This newsgroup has been very good with these kind of questions, even if maybe they'd work better in an HVAC repair group or the homebrewing newsgroup. I have a grain mill for crushing malt for homebrewing. The handle method is a pain in the but, and a lot of folks end up motorizing their mills. In my case, I asked the HVAC folks that had done a lot of work on my house for an old motor if they come across one. I've got one here now and I'm trying to make sense of it before I start trying to hook it up to the mill.
I think they were proud of themselves when they arrived with this metal enclosure with the motor and everything, which was fine by me. I had asked for a motor that works at 110V, and that's what they said they pulled. I did test it with a switch up to wall power, and it seemed to work--despite tripping the breaker when I turned off the switch. That was because methinks I botched that wiring.

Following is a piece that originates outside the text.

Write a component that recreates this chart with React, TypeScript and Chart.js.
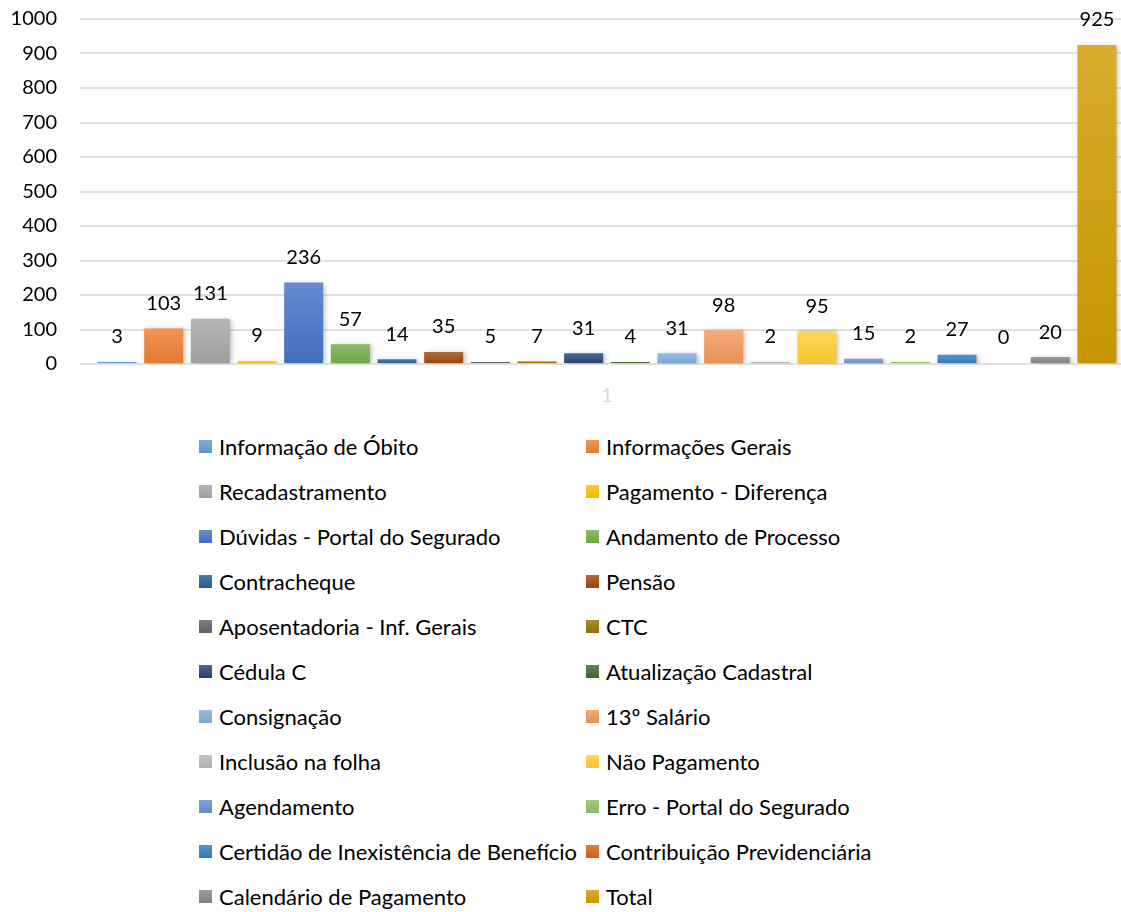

So it is a 1/2HP, 1020RPM motor. Reading the side here, I see "V200-230." So is this actually a 220V motor? I'm not so sure because I see three jumpers labelled A through C:
A: LO B: MED C: HI
Which one I pick works in conjunction with the black contact to give me my line voltage. So does this mean I have some flexibility in voltage? It was connected to 'A' originally, and I haven't tried messing with it. If this somehow lets me using 110V, then what effect will this have on the horsepower and the rpm? I have yellow and black lines going to a start capacitor rated 20.00/370.
It is a thermally protected motor and there's a note "CONT AIR OVER" which implies to me it normally would be cooled by the blower fins. I have to take that thing off to work this thing, so I'm wondering how long I might reasonably expect to run the motor before it trips the protection. I'd probably only need to run the motor 5 minutes to crush my grain, if that helps.